Some snowbirds are quick to pack their bags and move abroad in their old age. Seaside houses or condos still require a good deal of thought, however. Even more so today, given the current situation.
Even when things get back to normal, keep in mind this is an option for well-informed people only. Living abroad requires very rigorous research and financial planning. You’ll have to juggle many different immigration and tax laws. Speak with a subject matter expert if you go this route.

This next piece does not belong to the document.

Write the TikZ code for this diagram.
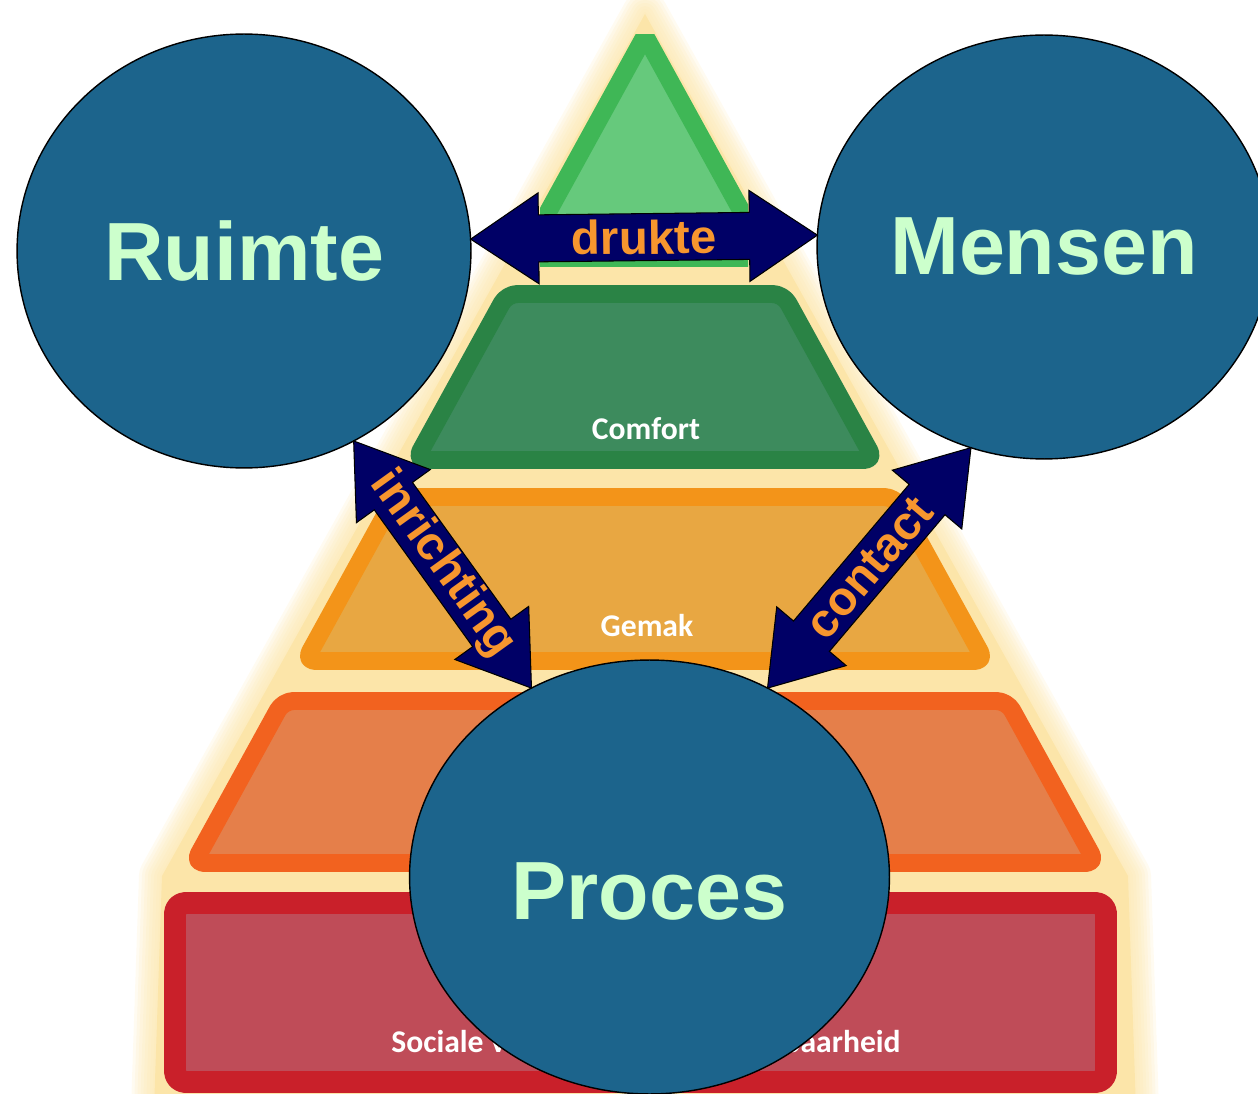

The annual length of your stays abroad is an important factor to consider if you want to maintain non-resident status in the country you move to. Tax laws vary from one country to the next, which is why it’s important to speak with a subject matter expert. “You can enjoy the sun and still keep your home in Canada,” tempers Wakkak. However, if you decide to leave the country and live abroad permanently, you’ll have to consider the tax consequences of leaving. You need to know the laws and regulations that affect your arrival, buying property and getting health coverage. It’s important to prepare early and to meet with experts who will be able to guide you.”
Even if you’re currently healthy, no one can predict what the future holds. Whether you decide on a condo or a country cottage, health concerns may one day lead you to question your type of home.
Keep in mind that you and your partner may need to live in a long-term care home (LCTH) due to health issues. Concerning this last option, here are a few guidelines to help you estimate the financial impact. Also, remember that there are home assistance programs for retirees that help to ease the cost of these types of centres. Whether you prefer staying home or moving, learn about the shelter allowance program offered by Revenu Québec.
In the end, regardless of the type of house you’re picturing—condo, cottage, intergenerational home or pied-à-terre in the sun—the important thing is to meet with experts to ensure you’re well prepared. That way, you’ll do everything you can to ensure your life’s adventure is a complete success. You can’t put a price on peace of mind in your new home.